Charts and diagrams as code
(begin)
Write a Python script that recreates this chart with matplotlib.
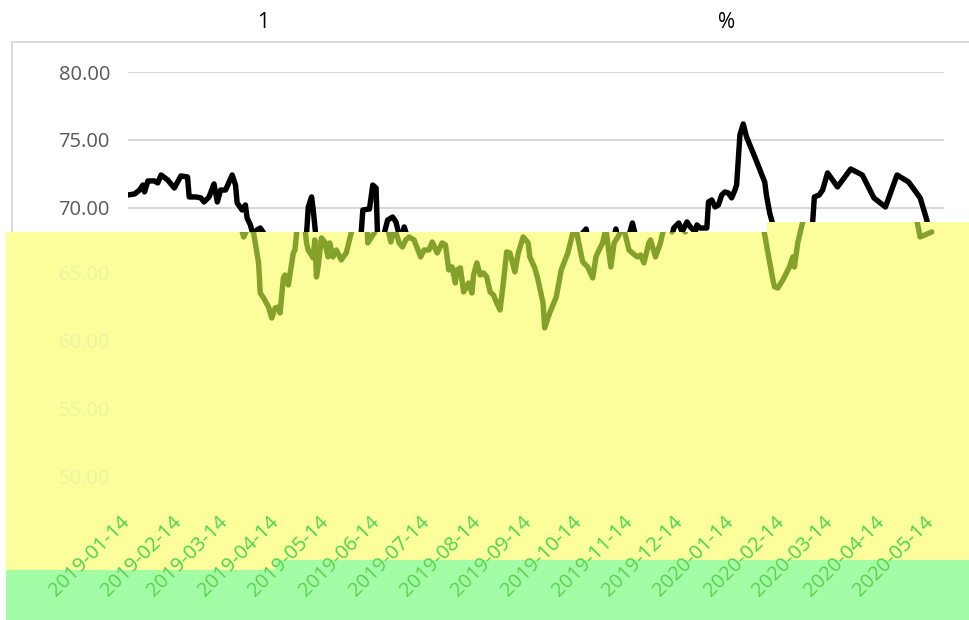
import pandas as pd
import matplotlib
matplotlib.use("Agg")
import matplotlib.pyplot as plt
import matplotlib.dates as mdates
from matplotlib import transforms
from matplotlib.patches import Polygon, Rectangle
from matplotlib.lines import Line2D

plt.rcParams['font.family'] = ['Open Sans', 'DejaVu Sans']

# series: days after 2019-01-14 and value
start = pd.Timestamp("2019-01-14")
day = [0, 4, 7, 9, 10, 12, 16, 18, 20, 24,
       28, 32, 36, 37, 41, 44, 46, 49, 52, 54,
       56, 59, 63, 65, 66, 69, 71, 72, 74, 76,
       78, 80, 82, 85, 86, 88, 91, 93, 95, 97,
       98, 100, 101, 103, 106, 107, 108, 109, 111, 112,
       114, 115, 118, 119, 120, 121, 123, 125, 127, 128,
       130, 132, 135, 138, 141, 142, 146, 148, 150, 151,
       155, 157, 160, 162, 165, 167, 170, 172, 174, 176,
       179, 183, 185, 188, 190, 193, 196, 198, 200, 202,
       204, 205, 207, 209, 212, 214, 215, 217, 219, 221,
       223, 225, 227, 229, 231, 233, 235, 237, 240, 242,
       245, 248, 249, 252, 254, 257, 258, 261, 265, 268,
       272, 275, 277, 278, 281, 284, 287, 289, 290, 293,
       295, 298, 300, 303, 305, 309, 311, 314, 316, 318,
       321, 322, 325, 328, 330, 333, 335, 338, 340, 343,
       344, 346, 350, 351, 353, 355, 357, 359, 361, 363,
       365, 367, 368, 370, 372, 374, 379, 385, 386, 388,
       390, 393, 396, 397, 399, 402, 406, 408, 409, 411,
       414, 415, 418, 420, 423, 429, 437, 444, 451, 458,
       465, 472, 479, 483, 485, 492]
value = [70.94, 71.01, 71.30, 71.67, 71.16, 71.97, 71.97, 71.82, 72.41, 72.04,
         71.45, 72.34, 72.26, 70.79, 70.79, 70.72, 70.42, 70.79, 71.75, 70.42,
         71.30, 71.30, 72.41, 71.67, 70.35, 69.83, 70.20, 69.24, 68.73, 67.84,
         68.36, 68.50, 68.14, 65.93, 63.71, 63.35, 62.68, 61.87, 62.61, 62.68,
         62.24, 64.82, 65.04, 64.30, 66.66, 66.88, 68.14, 70.05, 70.79, 69.83,
         67.40, 66.88, 66.29, 67.62, 64.89, 65.63, 67.77, 67.47, 66.37, 67.40,
         66.37, 66.88, 66.15, 66.66, 68.14, 69.83, 69.90, 71.67, 71.45, 67.40,
         68.14, 69.09, 69.31, 68.95, 67.47, 68.58, 67.40, 67.10, 67.62, 67.84,
         67.62, 66.37, 66.88, 66.88, 67.47, 66.66, 67.40, 67.25, 65.41, 65.63,
         64.45, 65.41, 65.56, 63.79, 64.45, 63.71, 65.04, 65.93, 65.04, 65.19,
         64.89, 63.79, 63.57, 62.98, 62.46, 64.45, 66.74, 66.66, 65.26, 66.66,
         67.84, 67.40, 66.37, 65.56, 64.67, 62.98, 61.14, 62.24, 63.42, 65.41,
         66.66, 68.14, 68.43, 67.77, 66.00, 65.63, 64.82, 66.37, 66.66, 67.40,
         68.43, 65.63, 67.40, 67.99, 68.87, 66.88, 66.66, 66.37, 66.51, 65.93,
         67.40, 67.62, 66.37, 67.40, 68.50, 68.87, 68.21, 68.95, 68.58, 68.21,
         68.73, 68.50, 68.50, 70.42, 70.57, 70.05, 70.20, 70.94, 71.16, 71.08,
         70.72, 71.30, 71.67, 75.36, 76.17, 75.21, 73.74, 71.89, 70.94, 69.61,
         68.73, 66.66, 64.67, 64.16, 64.08, 64.67, 65.63, 66.37, 65.63, 67.40,
         68.95, 70.79, 70.94, 71.30, 72.56, 71.53, 72.85, 72.41, 70.72, 70.05,
         72.41, 71.89, 70.72, 69.09, 67.84, 68.21]

tick_labels = ["2019-01-14", "2019-02-14", "2019-03-14", "2019-04-14", "2019-05-14",
               "2019-06-14", "2019-07-14", "2019-08-14", "2019-09-14", "2019-10-14",
               "2019-11-14", "2019-12-14", "2020-01-14", "2020-02-14", "2020-03-14",
               "2020-04-14", "2020-05-14"]
y_ticks = [50, 55, 60, 65, 70, 75, 80]

W, H = 969, 620
fig = plt.figure(figsize=(W / 100, H / 100), dpi=100)


def fx(px):
    return px / W


def fy(py):
    return 1 - py / H


def poly(pts, **kw):
    return Polygon([(fx(a), fy(b)) for a, b in pts], closed=True,
                   transform=fig.transFigure, **kw)


# chart frame
fig.add_artist(Rectangle((fx(12), fy(900)), fx(1100) - fx(12), fy(42) - fy(900),
                         fill=False, ec="#d9d9d9", lw=1.3, transform=fig.transFigure,
                         zorder=-1))

ax = fig.add_axes([fx(128), fy(479), fx(944) - fx(128), fy(72) - fy(479)])
x = mdates.date2num(start + pd.to_timedelta(day, unit="D"))
x0 = mdates.date2num(start)
ax.plot(x, value, color="black", lw=3.9, solid_joinstyle="round",
        solid_capstyle="round", zorder=3)
ax.set_ylim(50, 80)
ax.set_xlim(x0 + 0.6, x0 + 493.4)
ax.set_yticks(y_ticks)
# lower labels sit under the yellow block; they are drawn tinted further down
ax.set_yticklabels([f"{v:.2f}" if v >= 70 else "" for v in y_ticks])
tick_x = mdates.date2num(pd.to_datetime(tick_labels))
ax.set_xticks(tick_x)
ax.yaxis.grid(True, color="#d9d9d9", lw=1.5)
ax.set_axisbelow(True)
ax.tick_params(axis="y", length=0, pad=13, labelsize=14.5, labelcolor="#595959")
ax.tick_params(axis="x", length=0, labelbottom=False)
for s in ax.spines.values():
    s.set_visible(False)

# title (glyphs that render)
fig.text(fx(263), fy(22), "1", ha="center", va="center", fontsize=15, color="black")
fig.text(fx(727), fy(22), "%", ha="center", va="center", fontsize=15, color="black")

# coloured overlay blocks
yellow = poly([(6, 232), (767, 232), (767, 222), (975, 222), (975, 560),
               (275, 560), (275, 570), (6, 570)], fc="#fcfe9c", ec="none", zorder=1)
green = poly([(6, 570), (275, 570), (275, 560), (975, 560), (975, 630), (6, 630)],
             fc="#a2fda6", ec="none", zorder=1)
fig.add_artist(yellow)
fig.add_artist(green)

shift = transforms.offset_copy(ax.transData, fig=fig, x=-10, y=0, units="dots")
olive = Line2D(x, value, color="#84a22b", lw=3.9, solid_joinstyle="round",
               solid_capstyle="round", transform=shift, zorder=2)
fig.add_artist(olive)
olive.set_clip_path(yellow)

pale = "#e9f59f"
ylab_tr = transforms.blended_transform_factory(fig.transFigure, shift)
for v in y_ticks[:4]:
    t = fig.text(fx(110), v, f"{v:.2f}", transform=ylab_tr, ha="right", va="center",
                 fontsize=14.5, color=pale, zorder=3)
    t.set_clip_path(yellow)

xlab_tr = transforms.offset_copy(
    transforms.blended_transform_factory(ax.transData, fig.transFigure),
    fig=fig, x=-8, y=0, units="dots")
for tx, lab in zip(tick_x, tick_labels):
    for col, clip in ((pale, yellow), ("#4cd64f", green)):
        t = fig.text(tx, fy(512), lab, transform=xlab_tr, rotation=45,
                     rotation_mode="anchor", ha="right", va="top",
                     fontsize=14.5, color=col, zorder=3)
        t.set_clip_path(clip)

fig.savefig("out.png", dpi=100)
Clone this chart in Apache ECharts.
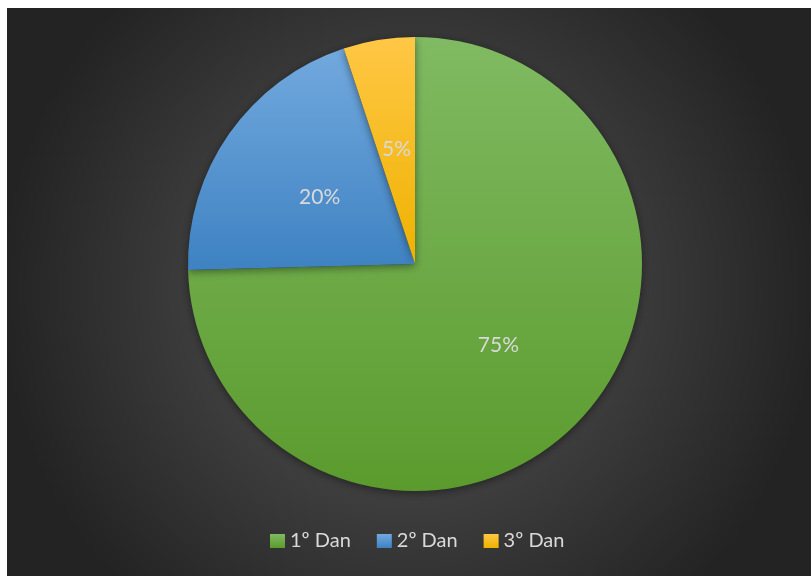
<!DOCTYPE html>
<html>
<head>
<meta charset="utf-8">
<script src="https://cdn.jsdelivr.net/npm/echarts@6/dist/echarts.min.js"></script>
<style>
html,body{margin:0;padding:0;background:#fff;}
#c{width:811px;height:576px;}
</style>
</head>
<body>
<div id="c"></div>
<script>
var categories = ['1º Dan', '2º Dan', '3º Dan'];
var values = [44, 12, 3];
var topColors = ['#80ba62', '#72a9de', '#ffc745'];
var bottomColors = ['#5b9b2d', '#3e82c2', '#eeb200'];

var chart = echarts.init(document.getElementById('c'), null, {renderer: 'canvas'});
var data = categories.map(function (name, i) {
  return {
    name: name,
    value: values[i],
    itemStyle: {
      color: new echarts.graphic.LinearGradient(0, 0, 0, 1, [
        {offset: 0, color: topColors[i]},
        {offset: 1, color: bottomColors[i]}
      ])
    }
  };
});

chart.setOption({
  backgroundColor: '#ffffff',
  graphic: [{
    type: 'rect',
    z: -10,
    silent: true,
    shape: {x: 7, y: 8, width: 804, height: 568},
    style: {
      fill: new echarts.graphic.RadialGradient(0.5, 0.5, 0.72, [
        {offset: 0, color: '#595959'},
        {offset: 1, color: '#232323'}
      ])
    }
  }],
  legend: {
    left: 270,
    top: 531,
    padding: 0,
    icon: 'rect',
    itemWidth: 15,
    itemHeight: 14,
    itemGap: 26,
    textStyle: {color: '#d9d9d9', fontSize: 20, fontFamily: 'Lato'},
    data: categories
  },
  series: [{
    type: 'pie',
    center: [415, 264],
    radius: 227,
    startAngle: 90,
    clockwise: true,
    data: data,
    label: {
      show: true,
      position: 'inside',
      formatter: function (p) { return Math.round(p.percent) + '%'; },
      color: '#d9d9d9',
      fontSize: 21,
      fontFamily: 'Lato',
      textBorderWidth: 0
    },
    labelLine: {show: false},
    itemStyle: {
      borderWidth: 0,
      shadowBlur: 8,
      shadowColor: 'rgba(0,0,0,0.45)',
      shadowOffsetY: 2
    },
    emphasis: {disabled: true}
  }]
});
</script>
</body>
</html>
(end)
■ What to work on
What is the number of lines in this listing that contain the word "script"? Answer with that number and nothing else.

■ Solution for this task
4